Respect is earned not demanded.
We have a tendency to be defiant about respect. We demand and insist that respect be shown to one another. How did we get to such a point that the ideals of respectfulness are taught so disrespectfully?
Learning respect is very important and we learn it by watching one another. When a person receives the respect of others in a humble way, we are then humbled by them. We want to be like them and have others also be naturally respectful to us. But when we see someone who demands respect, we see people jumping to serve out of fear, not dignity. Then people learn how to put the fear of respect into others.
To be respectful involves humility. When people are being mistreated by others we know that their dignity has been disrespected. When people fall on hard times, they’re at a higher risk of being mistreated than those who are enjoying the good times. Those on top have an opportunity to protect those who are vulnerable, but all too often the vulnerable are treated as an inconvenient situation or worse, much worse. When we purposefully disrespect the vulnerable in society, then that society may also, in turn, become vulnerable.
The vulnerable have always been susceptible to maltreatment. Why some who are privileged in a society become defiant about being privileged is a mystery. Living respectfully is a privilege that serves all. When we’re defiant about our privileged lives, the shine of privilege becomes tarnished.

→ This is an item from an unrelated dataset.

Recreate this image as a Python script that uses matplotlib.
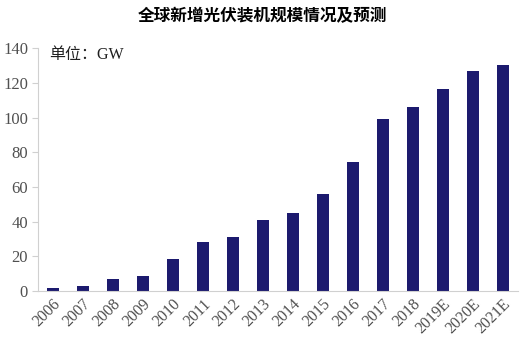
import matplotlib.pyplot as plt

# 数据
years = ["2006", "2007", "2008", "2009", "2010", "2011", "2012", "2013",
         "2014", "2015", "2016", "2017", "2018", "2019E", "2020E", "2021E"]
capacity = [1.5, 2.7, 6.7, 8.3, 18.1, 28.4, 31.0, 41.0,
            45.0, 56.1, 74.6, 99.0, 106.4, 116.8, 126.8, 130.3]

plt.rcParams['font.family'] = ['Liberation Serif', 'Noto Sans CJK SC']

fig = plt.figure(figsize=(5.25, 3.59), dpi=100)
ax = fig.add_axes([0.072, 0.19, 0.914, 0.675])

ax.bar(range(len(years)), capacity, width=0.4, color="#1c1a6e")

ax.set_xlim(-0.5, len(years) - 0.5)
ax.set_ylim(0, 140)
ax.set_yticks(range(0, 141, 20))
ax.set_xticks(range(len(years)))
ax.set_xticklabels(years, rotation=45, ha="right", rotation_mode="anchor")

for s in ["top", "right"]:
    ax.spines[s].set_visible(False)
ax.spines["left"].set_color("#d0d0d0")
ax.spines["bottom"].set_color("#d0d0d0")
ax.tick_params(axis="y", colors="#d0d0d0", labelcolor="#505050", labelsize=12, length=4, pad=3)
ax.tick_params(axis="x", length=0, labelcolor="#505050", labelsize=11.5, pad=4)

ax.text(0.023, 0.975, "单位：GW", transform=ax.transAxes, fontsize=11.5,
        color="#202020", va="center", ha="left")

fig.text(0.5, 0.955, "全球新增光伏装机规模情况及预测", ha="center", va="center",
         fontsize=12, fontweight="bold", family=["Noto Sans CJK SC"])

fig.savefig("out.png", dpi=100)
plt.close()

There is an old Indian proverb that says; “the tree by the road that is laden with fruit will have the most stones thrown at it.” When people are at their best or very kind, others will try to throw stones at them. On the other hand, when people become respected in a community, they will be tempted to throw stones of gossip and slander at the stone throwers.
Words are like stones — you can build a house with them, you can use them as a weapon, or you can give them as a symbol of your love. Being respectful about written and spoken words takes skill and discipline. Words will always reveal the quality of our minds. We can only speak the way we think. All words begin as thoughts in the mind.
Learning to disagree with respect and dignity takes us in the opposite direction of defiance. We have come to be defiant about the term political correctness, I can understand that those two words can sour a person’s attitudes. But name calling, gossiping, false accusations and harsh language will never invite dignified negotiations. This isn’t the way to respectfully speak the truth. When the truth is presented in harsh tones it isn’t the truth any longer. It’s suffused with criticisms and opinions. These two things don’t have to have anything to do with truth.
Speaking the truth in a harsh or undignified and disrespectful way removes the love. When love is removed, truth is removed also.